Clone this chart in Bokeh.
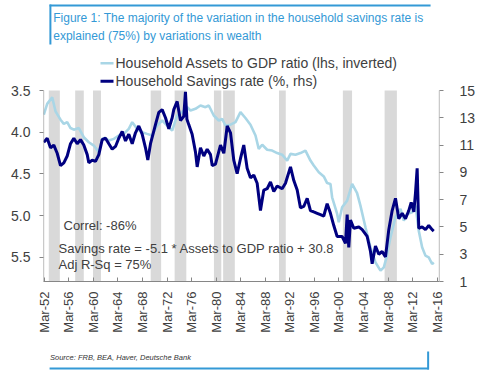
import math
from bokeh.plotting import figure
from bokeh.layouts import column
from bokeh.models import Range1d, LinearAxis, FixedTicker
from bokeh.core.properties import value
from bokeh.embed import file_html
from bokeh.resources import INLINE

# ---------------- data ----------------
years_sav = [1952.09, 1952.64, 1953.18, 1953.72, 1954.27, 1954.81, 1955.35, 1955.90, 1956.44, 1956.98,
             1957.53, 1958.07, 1958.60, 1959.16, 1959.42, 1959.97, 1960.51, 1961.05, 1961.60, 1962.14,
             1962.68, 1963.23, 1963.77, 1964.30, 1964.86, 1965.40, 1965.93, 1966.49, 1967.02, 1967.56,
             1968.11, 1968.65, 1969.03, 1969.47, 1970.28, 1970.82, 1971.37, 1971.91, 1972.45, 1973.00,
             1973.26, 1973.81, 1974.35, 1974.89, 1975.16, 1975.40, 1975.70, 1976.25, 1976.79, 1977.07,
             1977.61, 1978.15, 1978.70, 1979.24, 1979.52, 1980.05, 1980.87, 1981.41, 1981.96, 1982.50,
             1983.03, 1983.58, 1984.12, 1984.66, 1985.21, 1985.75, 1986.29, 1986.84, 1987.38, 1987.92,
             1988.47, 1989.01, 1989.55, 1990.10, 1990.91, 1991.45, 1992.27, 1992.81, 1993.36, 1993.89,
             1994.43, 1994.99, 1995.52, 1996.06, 1996.61, 1997.15, 1997.69, 1998.24, 1998.78, 1999.32,
             1999.87, 2000.68, 2001.23, 2001.50, 2001.76, 2002.04, 2002.58, 2003.39, 2003.95, 2004.76,
             2005.30, 2005.57, 2006.11, 2006.65, 2007.20, 2007.74, 2008.28, 2008.83, 2009.37, 2009.91,
             2010.46, 2011.00, 2011.54, 2011.93, 2012.36, 2012.63, 2012.90, 2013.16, 2013.71, 2014.25,
             2014.79, 2015.34, 2015.60]
sav_rate = [11.2, 11.5, 10.8, 11.0, 10.4, 9.5, 9.7, 10.2, 11.1, 11.5,
            11.1, 11.4, 11.0, 10.3, 9.7, 9.9, 9.8, 10.3, 11.4, 11.5,
            11.1, 10.7, 10.9, 11.5, 12.0, 11.3, 11.8, 11.1, 11.9, 12.4,
            11.8, 10.8, 9.9, 11.1, 12.5, 13.4, 13.6, 13.0, 12.2, 13.0,
            13.6, 14.2, 12.8, 13.1, 14.9, 12.9, 12.5, 11.8, 10.5, 9.4,
            10.8, 10.2, 10.7, 10.3, 9.5, 9.6, 11.0, 10.4, 12.4, 11.9,
            9.9, 8.9, 10.0, 11.0, 9.3, 8.6, 8.8, 8.2, 6.2, 7.7,
            7.8, 8.3, 7.6, 8.0, 7.8, 8.2, 9.4, 8.4, 7.7, 6.4,
            6.5, 7.1, 6.2, 6.1, 6.0, 5.9, 5.8, 6.7, 6.0, 5.1,
            4.3, 4.3, 3.8, 5.9, 3.5, 5.5, 4.9, 5.0, 4.8, 4.3,
            3.2, 2.3, 3.6, 3.0, 3.2, 2.8, 4.8, 6.2, 7.1, 5.6,
            6.0, 5.6, 6.2, 6.8, 6.1, 7.5, 9.3, 4.9, 5.0, 4.8,
            5.1, 4.8, 4.7]

years_assets = [1952.09, 1952.64, 1953.46, 1954.00, 1954.81, 1955.35, 1955.90, 1956.44, 1956.98, 1957.79,
                1958.60, 1959.42, 1960.24, 1961.05, 1961.60, 1962.14, 1962.68, 1963.50, 1964.30, 1965.12,
                1965.93, 1966.49, 1967.30, 1968.11, 1968.92, 1969.74, 1970.55, 1971.37, 1972.18, 1973.00,
                1973.81, 1974.63, 1975.44, 1975.98, 1976.79, 1977.61, 1978.42, 1978.96, 1979.77, 1980.59,
                1981.14, 1981.68, 1982.50, 1983.31, 1984.12, 1984.93, 1985.75, 1986.57, 1987.10, 1987.66,
                1988.47, 1989.29, 1990.10, 1990.91, 1991.73, 1992.27, 1993.08, 1993.89, 1994.71, 1995.52,
                1996.06, 1996.88, 1997.69, 1998.24, 1998.78, 1999.05, 1999.87, 2000.13, 2000.68, 2001.50,
                2002.31, 2003.12, 2003.66, 2004.48, 2005.30, 2006.11, 2006.93, 2007.47, 2007.91, 2008.56,
                2009.37, 2010.19, 2010.73, 2011.27, 2012.09, 2012.63, 2013.16, 2013.71, 2014.25, 2014.79,
                2015.34, 2015.60]
assets_gdp = [3.79, 3.66, 3.58, 3.75, 3.85, 3.90, 3.88, 3.95, 3.97, 3.95,
              4.06, 4.12, 4.16, 4.24, 4.08, 4.07, 4.10, 4.08, 4.04, 4.02,
              3.96, 3.88, 3.96, 4.00, 4.02, 4.04, 3.92, 3.86, 3.92, 3.98,
              3.80, 3.76, 3.70, 3.74, 3.72, 3.68, 3.70, 3.68, 3.80, 3.86,
              3.84, 3.92, 3.91, 3.88, 3.76, 3.83, 3.91, 4.04, 4.20, 4.15,
              4.21, 4.22, 4.25, 4.27, 4.34, 4.26, 4.27, 4.25, 4.22, 4.34,
              4.40, 4.48, 4.53, 4.61, 4.62, 4.78, 4.98, 5.08, 4.90, 4.82,
              4.62, 4.73, 4.88, 5.14, 5.38, 5.56, 5.66, 5.62, 5.50, 5.26,
              5.02, 4.92, 5.06, 4.98, 4.96, 4.88, 5.18, 5.38, 5.48, 5.50,
              5.58, 5.56]

rec_start = [1952.9, 1957.2, 1960.1, 1969.5, 1973.4, 1979.8, 1981.3, 1990.4, 2000.8, 2007.6]
rec_end = [1954.7, 1958.6, 1961.4, 1971.2, 1975.3, 1981.0, 1983.2, 1991.5, 2002.3, 2009.6]

tick_years = [1952.17, 1956.17, 1960.17, 1964.17, 1968.17, 1972.17, 1976.17, 1980.17, 1984.17,
              1988.17, 1992.17, 1996.17, 2000.17, 2004.17, 2008.17, 2012.17, 2016.17]
tick_labels = ["Mar-52", "Mar-56", "Mar-60", "Mar-64", "Mar-68", "Mar-72", "Mar-76", "Mar-80", "Mar-84",
               "Mar-88", "Mar-92", "Mar-96", "Mar-00", "Mar-04", "Mar-08", "Mar-12", "Mar-16"]
left_ticks = [3.5, 4.0, 4.5, 5.0, 5.5]
right_ticks = [1, 3, 5, 7, 9, 11, 13, 15]

title_lines = ["Figure 1: The majority of the variation in the household savings rate is",
               "explained (75%) by variations in wealth"]
legend_labels = ["Household Assets to GDP ratio (lhs, inverted)", "Household Savings rate (%, rhs)"]
notes = ["Correl: -86%", "Savings rate = -5.1 * Assets to GDP ratio + 30.8", "Adj R-Sq = 75%"]
source_text = "Source: FRB, BEA, Haver, Deutsche Bank"

# ---------------- styles ----------------
FONT = "Liberation Sans"
LIGHT = "#a9d6e6"
NAVY = "#000080"
BAND = "#d9d9d9"
AXIS = "#868686"
TXT = "#404040"
BLUE = "#3399d6"

W = 488
TOP_H = 50          # title strip  (canvas y 0..50)
MAIN_H = 290        # chart        (canvas y 50..340)
BOT_H = 37          # source strip (canvas y 340..377)
PAD = 90 - TOP_H    # frame pixels above the 3.5 / 15 level

PX_PER_L = 191 / 2.29
Y_BOT = 5.79
Y_TOP_EXT = 3.5 - PAD / PX_PER_L
R_BOT = 1.0
R_TOP_EXT = 15 + PAD / (191 / 14)
X0, X1 = 1952.04, 2016.54


def dx(px):
    return X0 + (px - 43) * (X1 - X0) / 396


def dy(py):
    return 3.5 + (py - 90) / PX_PER_L


def strip(h):
    f = figure(width=W, height=h, x_range=Range1d(0, W), y_range=Range1d(h, 0),
               x_axis_type=None, y_axis_type=None, output_backend="svg",
               toolbar_location=None, tools="", min_border=0)
    f.min_border_left = f.min_border_right = f.min_border_top = f.min_border_bottom = 0
    f.outline_line_color = None
    f.grid.visible = False
    f.background_fill_color = "white"
    f.border_fill_color = "white"
    return f


# ---------------- title strip ----------------
top = strip(TOP_H)
top.text(x=[12, 12], y=[17, 35], text=title_lines, text_font=value(FONT), text_font_size="12px",
         text_color=BLUE, text_baseline="middle", text_align="left")
top.segment(x0=[7.5, 8.5], y0=[5, 4], x1=[477, 8.5], y1=[5, 44], line_color=BLUE, line_width=2)

# ---------------- main chart ----------------
p = figure(frame_width=396, frame_height=281 - TOP_H,
           min_border_left=43, min_border_right=49, min_border_top=0, min_border_bottom=59,
           x_range=Range1d(X0, X1), y_range=Range1d(Y_BOT, Y_TOP_EXT),
           output_backend="svg", toolbar_location=None, tools="")
p.extra_y_ranges = {"rhs": Range1d(R_BOT, R_TOP_EXT)}
p.outline_line_color = None
p.grid.visible = False
p.background_fill_color = "white"
p.border_fill_color = "white"

# recession bands
p.quad(left=rec_start, right=rec_end, bottom=Y_BOT, top=3.5, fill_color=BAND, line_color=None)

# series
p.line(years_assets, assets_gdp, line_color=LIGHT, line_width=2.6)
p.line(years_sav, sav_rate, y_range_name="rhs", line_color=NAVY, line_width=3)

# vertical axis lines only over the scaled part
p.segment(x0=[X0 + 0.02, X1 - 0.02], y0=[3.5, 3.5], x1=[X0 + 0.02, X1 - 0.02], y1=[Y_BOT, Y_BOT],
          line_color=AXIS, line_width=1)

# axes
xa = p.xaxis[0]
xa.ticker = FixedTicker(ticks=tick_years)
xa.major_label_overrides = {t: l for t, l in zip(tick_years, tick_labels)}
xa.major_label_orientation = math.pi / 2
xa.axis_line_color = AXIS
xa.major_tick_line_color = AXIS
xa.minor_tick_line_color = None
xa.major_tick_in = 4
xa.major_tick_out = 0
xa.major_label_standoff = 10
xa.major_label_text_color = TXT
xa.major_label_text_font = FONT
xa.major_label_text_font_size = "13px"

ya = p.yaxis[0]
ya.ticker = FixedTicker(ticks=left_ticks)
ya.major_label_overrides = {t: f"{t:.1f}" for t in left_ticks}
ya.axis_line_color = None
ya.major_tick_line_color = AXIS
ya.minor_tick_line_color = None
ya.major_tick_in = 0
ya.major_tick_out = 4
ya.major_label_standoff = 9
ya.major_label_text_color = TXT
ya.major_label_text_font = FONT
ya.major_label_text_font_size = "14px"

ra = LinearAxis(y_range_name="rhs", ticker=FixedTicker(ticks=right_ticks))
ra.axis_line_color = None
ra.major_tick_line_color = AXIS
ra.minor_tick_line_color = None
ra.major_tick_in = 0
ra.major_tick_out = 4
ra.major_label_standoff = 16
ra.major_label_text_align = "center"
ra.major_label_text_color = TXT
ra.major_label_text_font = FONT
ra.major_label_text_font_size = "14px"
p.add_layout(ra, "right")

# legend (inside the frame's upper margin)
p.segment(x0=[dx(100), dx(100)], y0=[dy(62.7), dy(80.7)], x1=[dx(113), dx(113)], y1=[dy(62.7), dy(80.7)],
          line_color=[LIGHT, NAVY], line_width=[2.6, 3])
p.text(x=[dx(115), dx(115)], y=[dy(62.7), dy(80.7)], text=legend_labels, text_font=value(FONT),
       text_font_size="14px", text_color=TXT, text_baseline="middle", text_align="left")

# notes inside the plot
p.text(x=[dx(63), dx(58), dx(58)], y=[dy(225), dy(248), dy(264)], text=notes, text_font=value(FONT),
       text_font_size="13px", text_color=TXT, text_baseline="middle", text_align="left")

# ---------------- source strip ----------------
bot = strip(BOT_H)
bot.text(x=[8], y=[17], text=[source_text], text_font=value(FONT), text_font_size="7.5px",
         text_font_style="italic", text_color="#333333", text_baseline="middle", text_align="left")
bot.segment(x0=[7.5, 474], y0=[28, 11], x1=[475, 474], y1=[28, 29], line_color=BLUE, line_width=2)

layout = column(top, p, bot, spacing=0)
open("out.html", "w").write(file_html(layout, INLINE))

### Set problem:
Copy nothing but the lines from the top of the material through the line holding "from bokeh.resources import INLINE", exactly as written; omit pictures.

### In response:
Clone this chart in Bokeh.
import math
from bokeh.plotting import figure
from bokeh.layouts import column
from bokeh.models import Range1d, LinearAxis, FixedTicker
from bokeh.core.properties import value
from bokeh.embed import file_html
from bokeh.resources import INLINE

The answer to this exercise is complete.